I assumed that in China, it wouldn't be hard to pick me out as a foreigner. I don't dress like the locals (to them, I probably look like a homeless person), and my Chinese is poor and extremely rusty. However, it turns out that I can do simple things without someone even realizing that I'm not from there, as long as they don't use phrases that a 5 year old wouldn't understand or ask me to read something. I've even been asked for directions by Chinese people! So yeah... when they point to a sign or something and I tell them I can't read Chinese, I really should have my camera ready because I've gotten the best "what kind of homeless redneck are you that you can't read?!" looks of astonishment. I've also had to speak Chinese more than I have in a long time. I think if I lived here, my language skills would improve rapidly... but that's not going to happen. =P
After a morning at the Terracotta Warriors, I rested for a little while and then decided to go out for a leisurely trip to the Big Goose Pagoda, since it was supposed to be Xi'an's most famous landmark. I had walked by the Bell and Drum Towers enough times and had also seen parts of the city wall from the railroad station, so I figured it wasn't a big deal if I didn't go inside those places, and it would be a back up plan for the next day if Huashan didn't work out. I decided not to go inside and opted instead to stroll around some of the nice parks surrounding it. As I went to look for the bus, I heard music and turned around, realizing the evening fountain show had started at the water fountains right in front of the pagoda. So I stayed for that for half an hour. It was pretty watching the water patterns and extremely amusing watching all the people running in between the jets trying to get photos. On the bus ride to the pagoda, I saw giant lantern figures at the South Gate so I decided to get off around there on the way back to check it out. Turned out that the Lantern Festival was still going on in Xi'an! Normally, the city wall closes before dark, but during this time, they let you pay extra and walk on the wall at night. There were all sorts of giant lantern displays on the wall heading in one direction. I think I walked about half of that before it all started to look the same. The main dragon display (in the picture) also had some performances that were fun to watch. The whole wall had
traditional red lanterns hung up, and the buildings were specially lit. I walked down the wall for a bit on the non-tacky side, which was a really cool experience because no one else was there, and it's just a cool feeling to be strolling along a city wall, at eye level with the rooftops of the older buildings within the wall. Of course, on the other side of the wall, there are tons of highrises. It's great when things like this end up working out on a spur of the moment decision! I was really exhausted from all the walking by the end of that day, though.

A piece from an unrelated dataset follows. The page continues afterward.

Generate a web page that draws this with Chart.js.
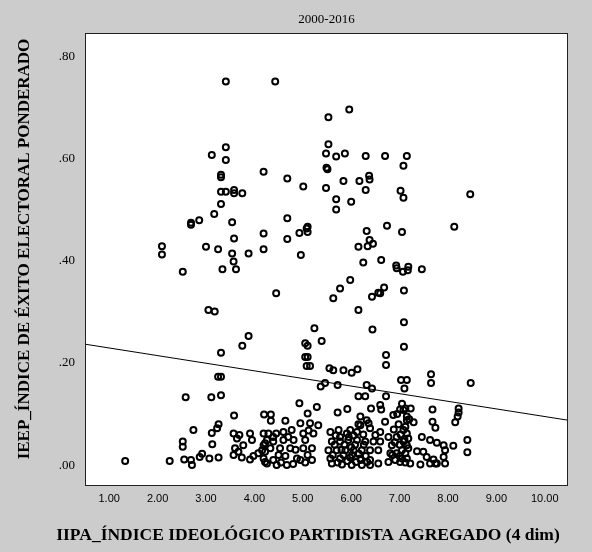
<!DOCTYPE html>
<html lang="es">
<head>
<meta charset="UTF-8">
<title>IEEP vs IIPA</title>
<script src="https://cdn.jsdelivr.net/npm/chart.js"></script>
<style>
  html, body { margin: 0; padding: 0; background: #cccccc; }
  canvas { display: block; }
</style>
</head>
<body>
<canvas id="scatter" width="592" height="552"></canvas>
<script>
  const chartTitle = '2000-2016';
  const xTitle = 'IIPA_ÍNDICE IDEOLÓGICO PARTIDISTA AGREGADO (4 dim)';
  const yTitle = 'IEEP_ÍNDICE DE ÉXITO ELECTORAL PONDERADO';

  const xTicks = [1, 2, 3, 4, 5, 6, 7, 8, 9, 10];
  const yTicks = [0, 0.2, 0.4, 0.6, 0.8];

  // IIPA (x) of each party-election
  const iipa = [
    3.41, 4.43, 5.53, 5.96, 5.53, 5.48, 5.69, 5.87, 6.30, 6.70,
    7.15, 7.08, 5.51, 4.68, 5.01, 5.48, 5.84, 6.17, 6.37, 6.38,
    6.30, 7.02, 7.08, 5.69, 6.00, 5.69, 4.68, 4.93, 5.08, 5.10,
    4.68, 4.96, 6.32, 6.74, 7.05, 6.38, 6.45, 6.15, 6.34, 6.25,
    6.62, 6.93, 7.07, 7.18, 7.46, 5.98, 5.77, 6.68, 6.56, 6.43,
    7.09, 4.45, 5.63, 8.46, 8.13, 6.94, 7.17, 5.10, 5.49, 3.41,
    3.12, 3.41, 4.19, 3.31, 3.31, 3.31, 3.41, 3.58, 3.58, 3.75,
    3.31, 3.17, 2.86, 2.69, 2.69, 3.54, 4.19, 3.58, 2.09, 2.09,
    3.00, 3.25, 3.54, 3.57, 3.62, 3.34, 3.88, 4.19, 2.52, 3.05,
    3.18, 5.24, 5.39, 5.05, 5.10, 5.05, 5.10, 5.08, 5.15, 5.55,
    3.88, 3.75, 3.31, 3.25, 3.31, 5.46, 5.37, 6.15, 6.60, 7.09,
    6.44, 7.09, 6.72, 6.72, 5.63, 5.84, 6.01, 6.13, 7.65, 7.65,
    8.47, 7.03, 7.15, 6.32, 6.43, 5.72, 7.10, 7.01, 7.12, 7.23,
    7.68, 8.22, 8.22, 8.20, 8.15, 7.29, 7.15, 7.68, 7.74, 8.40,
    8.40, 7.46, 7.63, 7.77, 7.91, 7.94, 8.11, 7.36, 7.49, 7.56,
    7.70, 7.74, 7.63, 7.91, 7.94, 7.77, 7.22, 7.43, 7.08, 7.15,
    7.18, 7.08, 7.15, 7.05, 7.12, 7.15, 7.01, 6.15, 6.29, 6.72,
    4.93, 5.29, 5.10, 4.20, 4.34, 4.34, 4.64, 5.72, 5.92, 6.19,
    6.15, 6.32, 6.36, 6.41, 6.60, 6.62, 6.70, 6.87, 7.08, 7.15,
    4.19, 4.39, 4.60, 4.77, 4.95, 5.15, 5.32, 5.01, 5.22, 5.05,
    4.81, 4.60, 4.39, 4.22, 4.16, 4.33, 4.53, 4.74, 5.01, 5.19,
    4.19, 4.39, 4.64, 4.88, 4.95, 5.19, 4.26, 4.46, 4.67, 5.57,
    5.74, 5.77, 5.91, 5.98, 6.12, 6.19, 6.39, 6.50, 6.60, 5.60,
    5.77, 5.94, 6.12, 6.29, 6.46, 6.60, 5.53, 5.70, 5.88, 6.05,
    6.22, 6.39, 6.56, 5.57, 5.77, 5.98, 6.19, 6.39, 6.56, 5.60,
    5.81, 6.01, 6.22, 6.39, 6.77, 6.84, 6.94, 6.81, 6.94, 6.77,
    6.91, 7.05, 7.18, 1.33, 2.25, 2.58, 3.11, 3.31, 2.74, 3.12,
    3.23, 3.26, 2.52, 2.52, 3.13, 2.55, 2.69, 2.71, 2.87, 2.92,
    3.07, 3.26, 3.58, 3.57, 3.64, 3.69, 3.91, 3.95, 3.77, 3.60,
    3.67, 3.57, 3.74, 3.91, 3.98, 4.08, 4.19, 4.22, 4.26, 4.29,
    4.22,
    // dense bottom clusters (estimated)
    5.62, 5.66, 5.72, 5.84, 5.86, 5.92, 6.02, 6.08, 6.10, 6.16,
    6.26, 6.30, 6.33, 5.95, 6.05, 5.68, 6.25, 5.80, 6.00, 6.20,
    6.88, 6.98, 7.02, 7.12, 7.20, 6.90, 7.00, 7.10, 6.85, 7.00,
    7.12, 6.95, 7.05, 4.50, 4.70, 4.85, 5.10, 4.55, 4.80, 5.05,
    4.45, 5.12
  ];

  // IEEP (y) of each party-election
  const ieep = [
    0.752, 0.752, 0.682, 0.697, 0.629, 0.611, 0.605, 0.611, 0.606, 0.606,
    0.606, 0.587, 0.580, 0.562, 0.546, 0.543, 0.557, 0.557, 0.567, 0.560,
    0.539, 0.538, 0.524, 0.521, 0.516, 0.501, 0.484, 0.455, 0.464, 0.457,
    0.443, 0.412, 0.459, 0.469, 0.457, 0.441, 0.434, 0.428, 0.429, 0.397,
    0.402, 0.391, 0.379, 0.389, 0.384, 0.363, 0.346, 0.348, 0.338, 0.330,
    0.342, 0.337, 0.327, 0.531, 0.467, 0.386, 0.382, 0.467, 0.583, 0.623,
    0.608, 0.598, 0.575, 0.569, 0.564, 0.536, 0.536, 0.539, 0.533, 0.533,
    0.512, 0.492, 0.480, 0.475, 0.471, 0.476, 0.454, 0.444, 0.429, 0.413,
    0.428, 0.423, 0.415, 0.399, 0.384, 0.384, 0.415, 0.423, 0.379, 0.304,
    0.301, 0.268, 0.243, 0.239, 0.234, 0.212, 0.212, 0.194, 0.194, 0.190,
    0.253, 0.234, 0.220, 0.173, 0.173, 0.161, 0.154, 0.304, 0.337, 0.280,
    0.266, 0.232, 0.216, 0.196, 0.186, 0.186, 0.181, 0.188, 0.178, 0.161,
    0.161, 0.167, 0.167, 0.157, 0.150, 0.157, 0.150, 0.109, 0.111, 0.111,
    0.109, 0.111, 0.103, 0.095, 0.084, 0.084, 0.088, 0.085, 0.073, 0.049,
    0.025, 0.055, 0.049, 0.044, 0.039, 0.029, 0.038, 0.027, 0.026, 0.016,
    0.011, 0.003, 0.003, 0.016, 0.003, 0.003, 0.003, 0.001, 0.069, 0.062,
    0.052, 0.046, 0.039, 0.029, 0.023, 0.013, 0.006, 0.135, 0.135, 0.135,
    0.121, 0.114, 0.101, 0.099, 0.099, 0.087, 0.087, 0.103, 0.110, 0.095,
    0.080, 0.088, 0.082, 0.111, 0.118, 0.109, 0.085, 0.098, 0.108, 0.095,
    0.062, 0.055, 0.065, 0.069, 0.082, 0.082, 0.078, 0.062, 0.062, 0.049,
    0.049, 0.049, 0.046, 0.043, 0.029, 0.033, 0.033, 0.033, 0.033, 0.033,
    0.013, 0.010, 0.018, 0.013, 0.010, 0.010, 0.003, 0.000, 0.000, 0.065,
    0.069, 0.055, 0.062, 0.069, 0.065, 0.078, 0.072, 0.059, 0.065, 0.046,
    0.046, 0.049, 0.049, 0.046, 0.046, 0.046, 0.029, 0.029, 0.029, 0.029,
    0.029, 0.029, 0.029, 0.013, 0.013, 0.015, 0.013, 0.010, 0.003, 0.003,
    0.001, 0.000, 0.000, 0.000, 0.055, 0.039, 0.055, 0.023, 0.023, 0.006,
    0.010, 0.013, 0.033, 0.008, 0.008, 0.133, 0.133, 0.137, 0.069, 0.063,
    0.072, 0.080, 0.046, 0.036, 0.041, 0.011, 0.010, 0.000, 0.016, 0.022,
    0.013, 0.015, 0.097, 0.062, 0.052, 0.059, 0.062, 0.049, 0.039, 0.033,
    0.026, 0.020, 0.015, 0.011, 0.018, 0.023, 0.039, 0.026, 0.049, 0.062,
    0.006,
    // dense bottom clusters (estimated)
    0.020, 0.040, 0.005, 0.020, 0.040, 0.008, 0.020, 0.040, 0.006, 0.022,
    0.040, 0.018, 0.006, 0.055, 0.058, 0.058, 0.060, 0.030, 0.035, 0.010,
    0.070, 0.080, 0.060, 0.075, 0.090, 0.045, 0.040, 0.050, 0.020, 0.018,
    0.005, 0.100, 0.120, 0.020, 0.055, 0.030, 0.020, 0.005, 0.002, 0.005,
    0.062, 0.068
  ];

  // linear fit line, ends at the frame edges
  const fitX = [0.5, 10.48];
  const fitY = [0.237, 0.088];

  const points = iipa.map((x, i) => ({ x: x, y: ieep[i] }));
  const fitLine = fitX.map((x, i) => ({ x: x, y: fitY[i] }));

  // grey page, white plot box, frame and the three titles
  const spssFrame = {
    id: 'spssFrame',
    beforeDraw(chart) {
      const { ctx, chartArea: a } = chart;
      ctx.save();
      ctx.fillStyle = '#cccccc';
      ctx.fillRect(0, 0, chart.width, chart.height);
      ctx.fillStyle = '#ffffff';
      ctx.fillRect(a.left, a.top, a.right - a.left, a.bottom - a.top);
      ctx.restore();
    },
    afterDraw(chart) {
      const { ctx, chartArea: a } = chart;
      ctx.save();
      ctx.strokeStyle = '#222222';
      ctx.lineWidth = 1;
      ctx.strokeRect(a.left + 0.5, a.top + 0.5, a.right - a.left - 1, a.bottom - a.top - 1);

      ctx.fillStyle = '#000000';
      ctx.textAlign = 'center';
      ctx.textBaseline = 'middle';
      ctx.font = '13px "Liberation Serif", "Times New Roman", serif';
      ctx.fillText(chartTitle, (a.left + a.right) / 2, 20);

      ctx.font = 'bold 17.5px "Liberation Serif", "Times New Roman", serif';
      ctx.fillText(xTitle, 308, 535);

      ctx.font = 'bold 17px "Liberation Serif", "Times New Roman", serif';
      ctx.translate(25, 249);
      ctx.rotate(-Math.PI / 2);
      ctx.fillText(yTitle, 0, 0);
      ctx.restore();
    }
  };

  new Chart(document.getElementById('scatter'), {
    type: 'scatter',
    data: {
      datasets: [
        {
          label: 'IEEP',
          data: points,
          pointStyle: 'circle',
          pointRadius: 3,
          pointHoverRadius: 3,
          borderWidth: 2,
          borderColor: '#000000',
          backgroundColor: 'rgba(0,0,0,0)'
        },
        {
          type: 'line',
          label: 'Ajuste lineal',
          data: fitLine,
          borderColor: '#000000',
          borderWidth: 1,
          pointRadius: 0,
          fill: false
        }
      ]
    },
    options: {
      responsive: false,
      animation: false,
      events: [],
      layout: { padding: { top: 33, right: 24, left: 0, bottom: 0 } },
      plugins: {
        legend: { display: false },
        tooltip: { enabled: false },
        title: { display: false }
      },
      scales: {
        x: {
          type: 'linear',
          min: 0.5,
          max: 10.48,
          grid: { display: false, drawTicks: false },
          border: { display: false },
          afterBuildTicks: s => { s.ticks = xTicks.map(v => ({ value: v })); },
          afterFit: s => { s.height = 66; },
          ticks: {
            color: '#000000',
            padding: 6,
            maxRotation: 0,
            font: { family: '"Liberation Sans", Arial, sans-serif', size: 11 },
            callback: v => Number(v).toFixed(2)
          }
        },
        y: {
          type: 'linear',
          min: -0.041,
          max: 0.847,
          grid: { display: false, drawTicks: false },
          border: { display: false },
          afterBuildTicks: s => { s.ticks = yTicks.map(v => ({ value: v })); },
          afterFit: s => { s.width = 85; },
          ticks: {
            color: '#000000',
            padding: 10,
            font: { family: '"Liberation Serif", "Times New Roman", serif', size: 13 },
            callback: v => Number(v).toFixed(2).replace(/^0/, '')
          }
        }
      }
    },
    plugins: [spssFrame]
  });
</script>
</body>
</html>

So naturally, the next day, I decided to climb a mountain. I'd told a number of people about my crazy plan before I left on this trip. If you search for "huashan dangerous," you'll see why I call it crazy. I was also worried because it was February and extremely cold, so maybe it would be deserted or something. Haha, yeah right. Deserted by China standards is still busloads of people. Anyway, I started off the morning by attempting to join the largest human migration in the
world. For those of you who don't know, that's referring to the period around Chinese New Year when millions of people take trains to go home and see their families (many of them are migrant workers). It's
definitely the tail end of that time, but the crowds are still there. When I got back from the warriors, the railroad station was packed full of people, and many were just sitting around with their bags, waiting to see if they could get tickets. I wanted to take a train to Huashan, so I stood in the line and listened to the guy tell people in front of me that the trains they wanted were full for the next three days. Mine was a short distance, non-sleeper ticket, but it was still sold out until noon, so I went for the bus instead. I found it easily and it was already mostly full of people, which made me feel better about the whole thing. The crazy stuff does exist. There's this optional thing that's like wooden boards stapled together over a cliff, but I didn't even go to that place. There's also a route called the "soldier's path" that you can take if you don't want to take the cable car and don't want to do the longer route. It's closed for the winter due to snow, but I got some nice views of it from the cable car ride. Maybe next time. I did have to climb up a lot of steep steps, many of them not long enough for your whole shoe to fit, but it wasn't dangerous because they've done a good job keeping the paths clear of snow and ice.
The mountain is really beautiful. It's not the same as going in the summer, of course, but I think I'd choose these conditions over the massive crowds during high season -- I read that the queue for the cable car can be over an hour long, but we had no wait at all. It's
hard to convey the scale of things through pictures, it's something you'd have to experience in person. But it's quite a grand mountain, and the rock patterns and vegetation are very different from what I am used to, definitely a lot like what you see in Chinese paintings. The stairs... argh. It makes the Lake Serene stairs look like a walk in the park. I think I probably did the elevation gain of one of my typical hikes but in a LOT less of a distance. It's really all stairs. One place where you can really see what I mean is Black Dragon Ridge, where the stairs go up a ridge of the mountain. It is a LONG set of stairs (they are visible in the picture if you look for them). As I was descending, I got to see a lot of looks of pure despair from the people going up. I visited 3 of the 5 peaks: North (the one by the cable car), West, and South (the highest). I probably could have done a circuit and seen East, but between each peak there is more down and then up, and I also didn't want to risk missing the last bus. Some people choose to stay on the mountain overnight for more time and sunset views. Another reason this mountain is awesome? There are cats. They are loud. They want your food. I took a lot of pictures. =)
Though I felt tired after all the stair walking, my measly effort paled in comparison to this old guy I saw carrying two loads of cargo balanced on a stick on his back. Even with that ridiculously hard work, he was still singing and playing some sort of flute instrument.
Oh yes, toilets. Huashan was the site of two of the more interesting toilet experiences I've had in China. Don't worry, it's not TMI. The first was when we arrived at the car park to buy tickets. I didn't really need to go, but there was a toilet sign, so I figured I might as well. I walk in and see a bunch of old ladies facing me, squatting in stalls with walls but no doors. I immediately walked out. The squat toilets are bad enough but I am definitely not doing it when people can watch!! (The toilets on the mountain itself were not like that) The second.... using a squat toilet after thousands of stairs is, like, the worst feeling in the world. My poor quads.